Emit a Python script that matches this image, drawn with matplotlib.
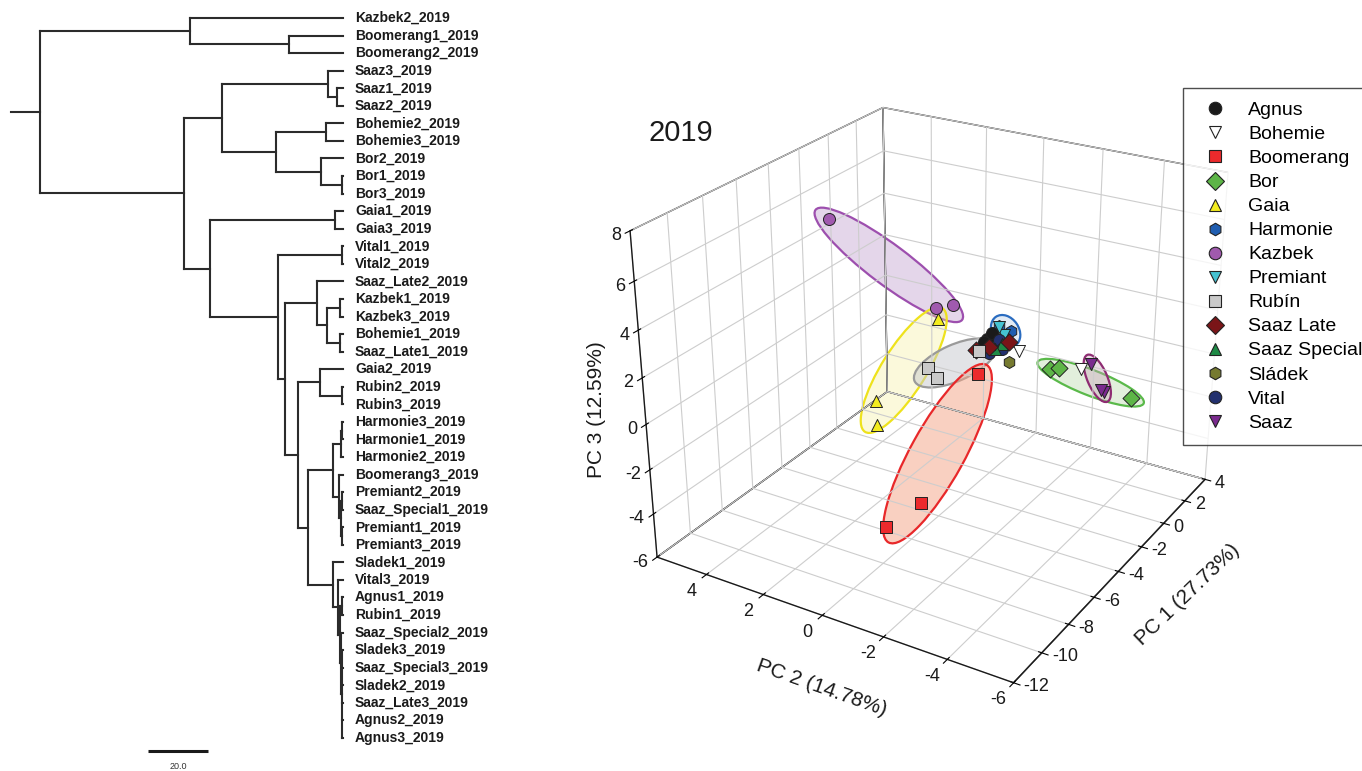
import numpy as np
import matplotlib
matplotlib.use('Agg')
import matplotlib.pyplot as plt
from matplotlib.lines import Line2D
from matplotlib.patches import Ellipse

plt.rcParams['font.family'] = ['Liberation Sans', 'DejaVu Sans']
plt.rcParams['axes.unicode_minus'] = False
plt.rcParams['grid.color'] = '#cdcdcd'
plt.rcParams['grid.linewidth'] = 0.8

# UPGMA tree of the 2019 samples (branch lengths in distance units)
TREE = (
    "((Kazbek2_2019:51,(Boomerang1_2019:18,Boomerang2_2019:18):33):50,"
    "(((Saaz3_2019:5,(Saaz1_2019:2,Saaz2_2019:2):3):35.3,"
    "((Bohemie2_2019:5.7,Bohemie3_2019:5.7):16.6,"
    "(Bor2_2019:7.3,(Bor1_2019:0.3,Bor3_2019:0.3):7):15):18):12.7,"
    "((Gaia1_2019:2.7,Gaia3_2019:2.7):41.6,"
    "((Vital1_2019:0.3,Vital2_2019:0.3):21.4,"
    "((Saaz_Late2_2019:8.7,((Kazbek1_2019:1,Kazbek3_2019:1):4.3,"
    "(Bohemie1_2019:1,Saaz_Late1_2019:1):4.3):3.4):10.6,"
    "((Gaia2_2019:7.7,(Rubin2_2019:0.3,Rubin3_2019:0.3):7.4):7.3,"
    "((((Harmonie3_2019:0.3,Harmonie1_2019:0.3):0.4,Harmonie2_2019:0.7):2.6,"
    "(Boomerang3_2019:1.3,((Premiant2_2019:0.2,Saaz_Special1_2019:0.2):0.5,"
    "(Premiant1_2019:0.4,Premiant3_2019:0.4):0.3):0.6):2):8.4,"
    "(Sladek1_2019:3.3,(Vital3_2019:1.7,((Agnus1_2019:0.3,Rubin1_2019:0.3):0.7,"
    "(Saaz_Special2_2019:0.7,(Sladek3_2019:0.4,Saaz_Special3_2019:0.4,"
    "Sladek2_2019:0.4,Saaz_Late3_2019:0.4,Agnus2_2019:0.4,Agnus3_2019:0.4):0.3)"
    ":0.3):0.7):1.6):8.4):3.3):4.3):2.4):22.6):8.7):48);"
)
ROOT_STUB = 9.7
SCALE_BAR = 20.0

# PCA scores, three replicates per variety
varieties = ['Agnus', 'Bohemie', 'Boomerang', 'Bor', 'Gaia', 'Harmonie', 'Kazbek',
             'Premiant', 'Rubín', 'Saaz Late', 'Saaz Special', 'Sládek', 'Vital', 'Saaz']
pc1 = {
    'Agnus': [0.3, 0.5, 0.1], 'Bohemie': [1.0, 0.6, 2.0], 'Boomerang': [-7.2, -5.7, -0.3],
    'Bor': [2.5, 2.5, 2.9], 'Gaia': [-4.0, -4.3, -1.5], 'Harmonie': [1.0, 1.5, 1.2],
    'Kazbek': [-5.5, -1.5, -1.5], 'Premiant': [0.8, 1.0, 0.4], 'Rubín': [-2.0, -2.0, -0.3],
    'Saaz Late': [-0.5, 1.2, 0.2], 'Saaz Special': [0.3, 0.7, 0.0], 'Sládek': [0.5, 0.5, 0.5],
    'Vital': [0.0, 0.6, 0.7], 'Saaz': [2.8, 2.8, 2.9],
}
pc2 = {
    'Agnus': [0.28, 0.19, 0.29], 'Bohemie': [-0.54, -0.01, -2.32], 'Boomerang': [0.3, -0.2, 0.33],
    'Bor': [-1.04, -1.35, -3.7], 'Gaia': [2.2, 2.0, 1.2], 'Harmonie': [0.17, -0.04, -0.03],
    'Kazbek': [2.9, 1.24, 0.67], 'Premiant': [0.08, -0.01, 0.07], 'Rubín': [1.29, 0.98, 0.29],
    'Saaz Late': [0.31, -0.1, 0.16], 'Saaz Special': [-0.01, -0.07, 0.07], 'Sládek': [-0.41, 0.12, -0.06],
    'Vital': [0.07, -0.12, 0.03], 'Saaz': [-2.35, -2.73, -2.8],
}
pc3 = {
    'Agnus': [0.17, 0.43, 0.13], 'Bohemie': [-0.4, 0.23, -1.08], 'Boomerang': [-4.9, -4.4, -1.19],
    'Bor': [-1.74, -1.61, -2.4], 'Gaia': [-1.45, -2.35, 1.55], 'Harmonie': [0.55, 0.15, -0.16],
    'Kazbek': [6.95, 2.05, 2.35], 'Premiant': [0.59, 0.16, 0.0], 'Rubín': [-0.5, -0.83, -0.13],
    'Saaz Late': [0.01, -0.22, -0.1], 'Saaz Special': [-0.17, -0.12, 0.17], 'Sládek': [-0.75, 0.13, -0.12],
    'Vital': [-0.24, -0.28, 0.07], 'Saaz': [-1.19, -2.31, -2.42],
}

pc1_ticks = np.arange(-12, 5, 2)
pc2_ticks = np.arange(-6, 5, 2)
pc3_ticks = np.arange(-6, 9, 2)

markers = {
    'Agnus': ('o', '#1a1a1a'), 'Bohemie': ('v', '#ffffff'), 'Boomerang': ('s', '#ec2a2c'),
    'Bor': ('D', '#5db547'), 'Gaia': ('^', '#f3ec1f'), 'Harmonie': ('h', '#1f5db0'),
    'Kazbek': ('o', '#a05aae'), 'Premiant': ('v', '#45c2d2'), 'Rubín': ('s', '#c9c9c9'),
    'Saaz Late': ('D', '#7a1518'), 'Saaz Special': ('^', '#1e8a45'), 'Sládek': ('h', '#767a30'),
    'Vital': ('o', '#22306e'), 'Saaz': ('v', '#7a2a8e'),
}
# edge, fill, fill alpha, padding along / across the long axis (px)
ellipses = {
    'Kazbek': ('#9d4fae', '#b48cc4', 0.35, 16, 14),
    'Gaia': ('#eee21c', '#f5ee9a', 0.35, 12, 15),
    'Rubín': ('#9a9a9a', '#c6c9cf', 0.5, 18, 12),
    'Boomerang': ('#e8282a', '#f4a385', 0.5, 12, 17),
    'Harmonie': ('#2a6cc0', '#b7cde8', 0.4, 9, 9),
    'Bor': ('#5ab94a', '#b7d7a8', 0.4, 14, 11),
    'Saaz': ('#8e2c72', '#c9a3bb', 0.4, 10, 9),
}


def parse_newick(s):
    pos = 0

    def node():
        nonlocal pos
        kids = []
        if s[pos] == '(':
            pos += 1
            while True:
                kids.append(node())
                ch = s[pos]
                pos += 1
                if ch == ')':
                    break
        start = pos
        while s[pos] not in ':,);':
            pos += 1
        name = s[start:pos]
        length = 0.0
        if s[pos] == ':':
            pos += 1
            start = pos
            while s[pos] not in ',);':
                pos += 1
            length = float(s[start:pos])
        return {'name': name, 'len': length, 'kids': kids}

    return node()


leaves = []


def layout(n, depth):
    n['x'] = depth + n['len']
    if n['kids']:
        for k in n['kids']:
            layout(k, n['x'])
        n['y'] = (n['kids'][0]['y'] + n['kids'][-1]['y']) / 2
    else:
        n['y'] = len(leaves)
        leaves.append(n)


W, H = 1362, 771
fig = plt.figure(figsize=(W / 100, H / 100), dpi=100)
fig.patch.set_facecolor('white')

# ---- dendrogram ----
axt = fig.add_axes([0, 0, 500 / W, 1])
axt.set_axis_off()
axt.set_xlim(-40 / 3, 460 / 3)
axt.set_ylim((H - 18) / 17.56, -18 / 17.56)

root = parse_newick(TREE)
layout(root, 0.0)
tree_kw = dict(color='#2b2b2b', lw=1.5, solid_capstyle='projecting')


def draw_node(n):
    if not n['kids']:
        axt.text(n['x'] + 4, n['y'], n['name'], fontsize=10, fontweight='bold',
                 va='center', ha='left', color='#1a1a1a')
        return
    axt.plot([n['x'], n['x']], [n['kids'][0]['y'], n['kids'][-1]['y']], **tree_kw)
    for k in n['kids']:
        axt.plot([n['x'], k['x']], [k['y'], k['y']], **tree_kw)
        draw_node(k)


draw_node(root)
axt.plot([-ROOT_STUB, 0], [root['y'], root['y']], **tree_kw)
bar_y = len(leaves) - 1 + 0.75
axt.plot([36, 36 + SCALE_BAR], [bar_y, bar_y], color='#1a1a1a', lw=2.2, solid_capstyle='butt')
axt.text(36 + SCALE_BAR / 2, bar_y + 0.9, f'{SCALE_BAR:.1f}', fontsize=6.5,
         ha='center', va='center', color='#333333')

# ---- PCA 3D ----
ov = fig.add_axes([0, 0, 1, 1], zorder=0)
ov.set_xlim(0, W)
ov.set_ylim(0, H)
ov.set_axis_off()

ax = fig.add_axes([541 / W, 5 / H, 780 / W, 780 / H], projection='3d', zorder=1)
ax.patch.set_alpha(0)
ax.set_proj_type('persp', focal_length=0.42)
ax.view_init(elev=26, azim=-149)
ax.set_box_aspect((1.05, 1.0, 0.86), zoom=0.857)
ax.set_xlim(-12, 4)
ax.set_ylim(-6, 5.8)
ax.set_zlim(-6, 8)
ax.set_xticks(pc1_ticks)
ax.set_yticks(pc2_ticks)
ax.set_zticks(pc3_ticks)
ax.set_xticklabels([])
ax.set_yticklabels([])
ax.set_zticklabels([])
for axis in (ax.xaxis, ax.yaxis, ax.zaxis):
    axis.set_pane_color((1, 1, 1, 0))
    # transparent pane face, but keep a dark box outline
    axis.pane.set_alpha(None)
    axis.pane.set_facecolor((1, 1, 1, 0))
    axis.pane.set_edgecolor('#1a1a1a')
    axis.pane.set_linewidth(1.0)
    axis.line.set_color('#1a1a1a')
    axis.line.set_linewidth(1.0)

for name in varieties:
    m, c = markers[name]
    ax.scatter(pc1[name], pc2[name], pc3[name], marker=m, s=75, c=c,
               edgecolors='#222222', linewidths=0.7, depthshade=False, alpha=1)

fig.canvas.draw()
M = ax.get_proj()


def to_pixels(xs, ys, zs):
    pts = np.vstack([xs, ys, zs, np.ones(len(xs))])
    p = M @ pts
    p = p[:2] / p[3]
    return ax.transData.transform(p.T)


# tick labels placed next to the box edges, MATLAB style
tick_kw = dict(fontsize=13, color='#1a1a1a', transform=None)
n1 = len(pc1_ticks)
for (px, py), t in zip(to_pixels(pc1_ticks, np.full(n1, -6.0), np.full(n1, -6.0)), pc1_ticks):
    fig.text(px + 10, py - 4, f'{t:d}', ha='left', va='center', **tick_kw)
n2 = len(pc2_ticks)
for (px, py), t in zip(to_pixels(np.full(n2, -12.0), pc2_ticks, np.full(n2, -6.0)), pc2_ticks):
    fig.text(px - 15, py - 17, f'{t:d}', ha='center', va='center', **tick_kw)
n3 = len(pc3_ticks)
for (px, py), t in zip(to_pixels(np.full(n3, -12.0), np.full(n3, 5.8), pc3_ticks), pc3_ticks):
    fig.text(px - 9, py - 5, f'{t:d}', ha='right', va='center', **tick_kw)

lab_kw = dict(fontsize=15, color='#1a1a1a', ha='center', va='center', rotation_mode='anchor')
fig.text(596 / W, 1 - 410 / H, 'PC 3 (12.59%)', rotation=90, **lab_kw)
fig.text(822 / W, 1 - 688 / H, 'PC 2 (14.78%)', rotation=-19.5, **lab_kw)
fig.text(1188 / W, 1 - 595 / H, 'PC 1 (27.73%)', rotation=44, **lab_kw)

for name, (edge, face, alpha, pad_a, pad_b) in ellipses.items():
    pix = to_pixels(pc1[name], pc2[name], pc3[name])
    cen = pix.mean(axis=0)
    d = pix - cen
    _, vecs = np.linalg.eigh(d.T @ d)
    major, minor = vecs[:, 1], vecs[:, 0]
    a, b = d @ major, d @ minor
    centre = cen + major * (a.max() + a.min()) / 2 + minor * (b.max() + b.min()) / 2
    width = (a.max() - a.min()) + 2 * pad_a
    height = (b.max() - b.min()) + 2 * pad_b
    angle = np.degrees(np.arctan2(major[1], major[0]))
    ov.add_patch(Ellipse(centre, width, height, angle=angle, facecolor=face,
                         alpha=alpha, edgecolor='none'))
    ov.add_patch(Ellipse(centre, width, height, angle=angle, facecolor='none',
                         edgecolor=edge, lw=1.6))

fig.text(648 / W, 1 - 133 / H, '2019', fontsize=21, va='center', ha='left', color='#1a1a1a')

handles = [Line2D([], [], ls='none', marker=markers[n][0], markerfacecolor=markers[n][1],
                  markeredgecolor='#222222', markeredgewidth=0.8, markersize=9)
           for n in varieties]
leg = fig.legend(handles, varieties, loc='upper left', bbox_to_anchor=(1183 / W, 1 - 88 / H),
                 borderaxespad=0, frameon=True, fancybox=False, fontsize=14,
                 labelspacing=0.33, handlelength=1.9, handletextpad=0.75, borderpad=0.7)
leg.get_frame().set_edgecolor('#222222')
leg.get_frame().set_linewidth(1.0)

fig.savefig('out.png', dpi=100)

◆ ◆ ◆ ◆ ◆ ◆ ◆

TO DO
The lines from the start of the data through the line that contains "plt.rcParams['grid.linewidth'] = 0.8" are to be returned exactly, please, with both ends included and every picture left out.

PROBLEM SOLUTION
Emit a Python script that matches this image, drawn with matplotlib.
import numpy as np
import matplotlib
matplotlib.use('Agg')
import matplotlib.pyplot as plt
from matplotlib.lines import Line2D
from matplotlib.patches import Ellipse

plt.rcParams['font.family'] = ['Liberation Sans', 'DejaVu Sans']
plt.rcParams['axes.unicode_minus'] = False
plt.rcParams['grid.color'] = '#cdcdcd'
plt.rcParams['grid.linewidth'] = 0.8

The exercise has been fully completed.